Problem to solve:
Transcribe the listing that follows in full, omitting pictures.

— start of Data provided —

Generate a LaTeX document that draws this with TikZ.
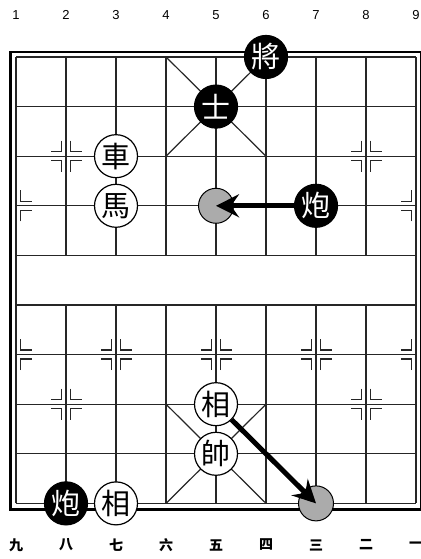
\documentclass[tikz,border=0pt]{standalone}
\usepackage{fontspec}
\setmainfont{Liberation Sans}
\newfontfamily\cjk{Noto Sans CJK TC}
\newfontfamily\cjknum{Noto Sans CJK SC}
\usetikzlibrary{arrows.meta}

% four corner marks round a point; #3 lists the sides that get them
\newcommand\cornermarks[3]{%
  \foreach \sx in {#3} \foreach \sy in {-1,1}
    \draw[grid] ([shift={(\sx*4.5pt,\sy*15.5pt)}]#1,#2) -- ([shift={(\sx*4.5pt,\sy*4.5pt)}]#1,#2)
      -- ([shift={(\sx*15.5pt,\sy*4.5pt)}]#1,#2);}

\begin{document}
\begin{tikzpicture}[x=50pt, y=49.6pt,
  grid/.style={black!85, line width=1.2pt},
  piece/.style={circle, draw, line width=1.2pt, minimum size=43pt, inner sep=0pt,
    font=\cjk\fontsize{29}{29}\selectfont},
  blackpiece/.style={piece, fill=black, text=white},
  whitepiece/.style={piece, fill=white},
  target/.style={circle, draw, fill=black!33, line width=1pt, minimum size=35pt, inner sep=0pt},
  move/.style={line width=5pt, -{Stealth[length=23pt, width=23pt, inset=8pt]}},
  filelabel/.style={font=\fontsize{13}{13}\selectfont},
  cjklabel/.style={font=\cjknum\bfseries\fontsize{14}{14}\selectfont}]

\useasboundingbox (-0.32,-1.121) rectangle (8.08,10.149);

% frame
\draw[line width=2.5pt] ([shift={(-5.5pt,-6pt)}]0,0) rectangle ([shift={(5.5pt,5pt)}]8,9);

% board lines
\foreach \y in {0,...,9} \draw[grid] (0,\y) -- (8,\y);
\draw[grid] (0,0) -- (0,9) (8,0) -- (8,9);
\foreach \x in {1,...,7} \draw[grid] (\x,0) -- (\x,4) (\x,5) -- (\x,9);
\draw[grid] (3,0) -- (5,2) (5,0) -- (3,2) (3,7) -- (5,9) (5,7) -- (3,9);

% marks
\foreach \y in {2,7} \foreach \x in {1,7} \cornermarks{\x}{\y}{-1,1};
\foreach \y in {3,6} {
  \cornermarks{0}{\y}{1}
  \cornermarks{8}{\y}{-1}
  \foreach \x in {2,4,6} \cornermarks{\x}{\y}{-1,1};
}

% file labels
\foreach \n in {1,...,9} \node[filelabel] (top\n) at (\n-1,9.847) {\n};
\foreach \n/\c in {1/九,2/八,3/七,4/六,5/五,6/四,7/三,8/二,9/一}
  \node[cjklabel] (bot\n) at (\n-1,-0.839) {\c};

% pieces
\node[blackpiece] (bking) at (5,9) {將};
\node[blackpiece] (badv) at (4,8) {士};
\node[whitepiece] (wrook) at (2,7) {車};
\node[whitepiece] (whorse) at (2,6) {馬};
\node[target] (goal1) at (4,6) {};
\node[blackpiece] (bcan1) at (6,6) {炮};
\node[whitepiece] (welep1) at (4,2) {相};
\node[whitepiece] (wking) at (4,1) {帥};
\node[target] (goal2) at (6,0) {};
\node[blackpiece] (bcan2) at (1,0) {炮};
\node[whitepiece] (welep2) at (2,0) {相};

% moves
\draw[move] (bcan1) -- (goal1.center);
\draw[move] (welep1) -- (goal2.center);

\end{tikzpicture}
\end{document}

— end of Data provided —

The completed task:
Generate a LaTeX document that draws this with TikZ.
\documentclass[tikz,border=0pt]{standalone}
\usepackage{fontspec}
\setmainfont{Liberation Sans}
\newfontfamily\cjk{Noto Sans CJK TC}
\newfontfamily\cjknum{Noto Sans CJK SC}
\usetikzlibrary{arrows.meta}

% four corner marks round a point; #3 lists the sides that get them
\newcommand\cornermarks[3]{%
  \foreach \sx in {#3} \foreach \sy in {-1,1}
    \draw[grid] ([shift={(\sx*4.5pt,\sy*15.5pt)}]#1,#2) -- ([shift={(\sx*4.5pt,\sy*4.5pt)}]#1,#2)
      -- ([shift={(\sx*15.5pt,\sy*4.5pt)}]#1,#2);}

\begin{document}
\begin{tikzpicture}[x=50pt, y=49.6pt,
  grid/.style={black!85, line width=1.2pt},
  piece/.style={circle, draw, line width=1.2pt, minimum size=43pt, inner sep=0pt,
    font=\cjk\fontsize{29}{29}\selectfont},
  blackpiece/.style={piece, fill=black, text=white},
  whitepiece/.style={piece, fill=white},
  target/.style={circle, draw, fill=black!33, line width=1pt, minimum size=35pt, inner sep=0pt},
  move/.style={line width=5pt, -{Stealth[length=23pt, width=23pt, inset=8pt]}},
  filelabel/.style={font=\fontsize{13}{13}\selectfont},
  cjklabel/.style={font=\cjknum\bfseries\fontsize{14}{14}\selectfont}]

\useasboundingbox (-0.32,-1.121) rectangle (8.08,10.149);

% frame
\draw[line width=2.5pt] ([shift={(-5.5pt,-6pt)}]0,0) rectangle ([shift={(5.5pt,5pt)}]8,9);

% board lines
\foreach \y in {0,...,9} \draw[grid] (0,\y) -- (8,\y);
\draw[grid] (0,0) -- (0,9) (8,0) -- (8,9);
\foreach \x in {1,...,7} \draw[grid] (\x,0) -- (\x,4) (\x,5) -- (\x,9);
\draw[grid] (3,0) -- (5,2) (5,0) -- (3,2) (3,7) -- (5,9) (5,7) -- (3,9);

% marks
\foreach \y in {2,7} \foreach \x in {1,7} \cornermarks{\x}{\y}{-1,1};
\foreach \y in {3,6} {
  \cornermarks{0}{\y}{1}
  \cornermarks{8}{\y}{-1}
  \foreach \x in {2,4,6} \cornermarks{\x}{\y}{-1,1};
}

% file labels
\foreach \n in {1,...,9} \node[filelabel] (top\n) at (\n-1,9.847) {\n};
\foreach \n/\c in {1/九,2/八,3/七,4/六,5/五,6/四,7/三,8/二,9/一}
  \node[cjklabel] (bot\n) at (\n-1,-0.839) {\c};

% pieces
\node[blackpiece] (bking) at (5,9) {將};
\node[blackpiece] (badv) at (4,8) {士};
\node[whitepiece] (wrook) at (2,7) {車};
\node[whitepiece] (whorse) at (2,6) {馬};
\node[target] (goal1) at (4,6) {};
\node[blackpiece] (bcan1) at (6,6) {炮};
\node[whitepiece] (welep1) at (4,2) {相};
\node[whitepiece] (wking) at (4,1) {帥};
\node[target] (goal2) at (6,0) {};
\node[blackpiece] (bcan2) at (1,0) {炮};
\node[whitepiece] (welep2) at (2,0) {相};

% moves
\draw[move] (bcan1) -- (goal1.center);
\draw[move] (welep1) -- (goal2.center);

\end{tikzpicture}
\end{document}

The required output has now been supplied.